The terms Möbius strip, Möbius band and Möbius surface designate a surface having only one side and one edge, formed by twisting one end of a rectangular strip through 180 degrees and joining it to the other end. (The first element also appears as Mobius, Moebius, and with lower-case initial.)
Named after the German mathematician August Ferdinand Möbius (1790-1868), who described it, the surface was also discovered independently by another German mathematician, Johann Benedict Listing (1808-82).
The following appeared in Our New Age, published in several U.S. newspapers on Thursday 1st November 1962, for example in The Arizona Republic (Phoenix, Arizona)—a cartoon panel intended to make advances in science easy to understand, Our New Age was created by Dr. Athelstan F. Spilhaus, dean of the University of Minnesota Institute of Technology, and Ray Evans, cartoonist and science writer:
THE AMAZING MOEBIUS STRIP!
Put a half-twist in a paper strip and paste the ends together. Cut it down the middle. Instead of two bands, you will still have one continuous strip!
See what happens if you make two cuts!
The earliest figurative use of Möbius strip that I have found is from It’s Only a Portrait, But It’s Exceptional, the review by Betty McNabb of Julie (New York: Simon & Schuster, 1960), a novel by Bernard Frizell. In this review, published in The American-Statesman (Austin, Texas) of Sunday 14th February 1960, Möbius strip
– first characterises Julie in the sense that only one aspect of her personality is revealed;
– then denotes the fact that Julie’s personality remains a perpetual mystery:
Bernard Grizell [sic] has made a masterful try at dissecting this Moebius-strip of a woman, whose inner self is forever exposed and whose outer surface must perforce remain hidden. […]
[…] Taken at self-value, or at any rate at publisher-value, the book can be read and enjoyed solely as entertainment […].
But taken as an author’s honest attempt to grasp the entity, the being of Julie Jones, it is even more enjoyable—at least to the female of the species. He fails, of course, to achieve the dimension he seeks—he has only painted a portrait where he hoped to sculpt a bust. The Moebius strip never ends.
The second-earliest figurative use of Möbius strip that I have found is from the column Of Smith and Men, by Jack Smith, published in the Oakland Tribune (Oakland, California) of Tuesday 16th May 1961—the title of this column is of course a pun on the phrase of mice and men:
“I’ve finally figured it out, Pa,” my older boy said the other morning. “Life is a Mobius strip.”
[…]
“What do you mean a Mobius strip?” I asked.
“It’s where you take a strip of something—like a ribbon or some Scotch tape—and give it half a twist and then glue it together at the ends.”
“I don’t get it,” I said.
“Well,” he explained, “you find out that it never ends and you can’t paint it on one side. It doesn’t have one side and it doesn’t have two sides. I read about it in mathematics.”

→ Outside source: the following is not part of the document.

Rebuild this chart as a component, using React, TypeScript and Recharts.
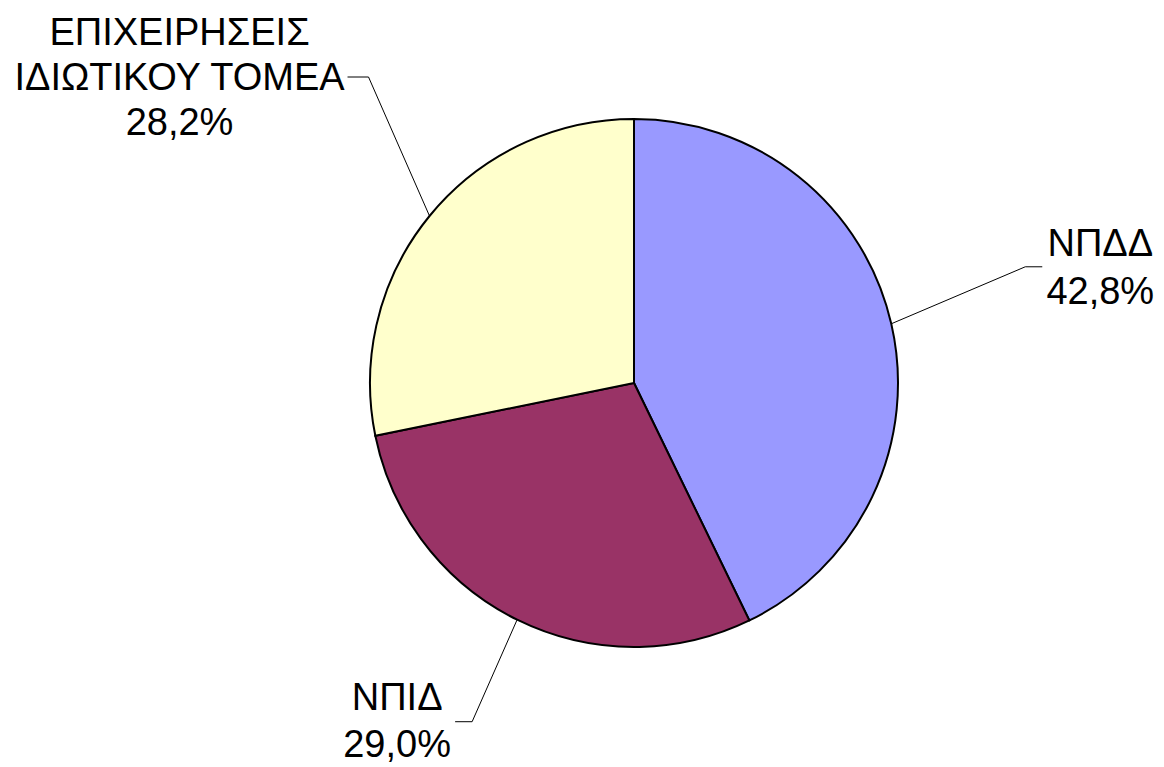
import { PieChart, Pie, Cell } from 'recharts';

const categories = ['ΝΠΔΔ', 'ΝΠΙΔ', 'ΕΠΙΧΕΙΡΗΣΕΙΣ ΙΔΙΩΤΙΚΟΥ ΤΟΜΕΑ'];
const values = [42.8, 29.0, 28.2];
const labelLines = [['ΝΠΔΔ'], ['ΝΠΙΔ'], ['ΕΠΙΧΕΙΡΗΣΕΙΣ', 'ΙΔΙΩΤΙΚΟΥ ΤΟΜΕΑ']];
const colors = ['#9999FF', '#993366', '#FFFFCC'];

const data = categories.map((name, i) => ({ name, value: values[i] }));

// leader line elbow offset from slice edge, horizontal tail, text centre & first baseline (relative to tail end)
const layout = [
  { ex: 134, ey: -57, tail: 17, tx: 58, ty: -11, gap: 48 },
  { ex: -45, ey: 102, tail: -17, tx: -58, ty: -12, gap: 47 },
  { ex: -61, ey: -139, tail: -21, tx: -168, ty: -32, gap: 45 },
];

const RAD = Math.PI / 180;

function renderLabel(props: any) {
  const { cx, cy, midAngle, outerRadius, index, value } = props;
  const L = layout[index];
  const x0 = cx + outerRadius * Math.cos(-midAngle * RAD);
  const y0 = cy + outerRadius * Math.sin(-midAngle * RAD);
  const x1 = x0 + L.ex;
  const y1 = y0 + L.ey;
  const x2 = x1 + L.tail;
  const lines = [...labelLines[index], Number(value).toFixed(1).replace('.', ',') + '%'];
  return (
    <g key={'lbl' + index}>
      <polyline points={`${x0},${y0} ${x1},${y1} ${x2},${y1}`} fill="none" stroke="#000" strokeWidth={1} />
      <text x={x2 + L.tx} y={y1 + L.ty} textAnchor="middle" fontSize={38} fill="#000"
        fontFamily="'Liberation Sans', Arial, sans-serif">
        {lines.map((t, i) => (
          <tspan key={i} x={x2 + L.tx} dy={i === 0 ? 0 : L.gap}>{t}</tspan>
        ))}
      </text>
    </g>
  );
}

export default function App() {
  return (
    <div style={{ position: 'absolute', left: 0, top: 0, width: 1164, height: 767, background: '#fff' }}>
      <PieChart width={1164} height={767} margin={{ top: 0, right: 0, bottom: 0, left: 0 }}>
        <Pie
          data={data}
          dataKey="value"
          nameKey="name"
          cx={634}
          cy={383}
          outerRadius={264}
          startAngle={90}
          endAngle={-270}
          stroke="#000"
          strokeWidth={2}
          label={renderLabel}
          labelLine={false}
          isAnimationActive={false}
        >
          {data.map((d, i) => (
            <Cell key={d.name} fill={colors[i]} />
          ))}
        </Pie>
      </PieChart>
    </div>
  );
}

“I think I get the picture,” I said. “But what brings this observation at 6 o’clock in the morning?”
“Life is like a Mobius strip,” he explained. “I empty the waste baskets twice a week and every time I look at the waste baskets they’re full.”
“I see,” I said. “It’s the kind of situation you can’t paint on one side, eh?”
“That’s it,” he said. “And it never ends.”
The term Möbius strip occurs in the sense of an interrupted musical interpretation in Christian Directs Fine Tribute to President, by Jeanne Suhrheinrich, published in The Evansville Courier (Evansville, Indiana) of Tuesday 26th November 1963—John Fitzgerald Kennedy (1917-63), 35th President of the United States (1961-63), had been assassinated four days earlier:
Music also soothes the saddest breast.
A beautiful tribute to end four days of sorrow and painful soul-searching and an inspiring communion with dedicated artists giving their best was presented by conductor Minas Christian and the Evansville Philharmonic Orchestra Monday night at the Coliseum.
[…]
[…] It was with Brahms’ Double Concerto for Violin and Cello that conductor, soloists, and orchestra caught fire. Intimations of the excitement to come were brilliantly apparent in the first movement, with cellist Leslie Parnas (who seems to have grown in confidence and glowing tone power ever since he played here with the orchestra in February) and violinist Hyman Bress, guest artists, alternately presenting themes, one lovely line following the other, to be taken up later by the orchestra.
Gathering momentum and building inspiration in a Mobius strip of interpretative fire from Parnas to Christian to orchestra to Bress to Parnas, and so on, the vibrant performance of the sweet but majestic music soon drew the audience, too, into the welded rapport, always the goal but not often the prize of a conductor or a performer.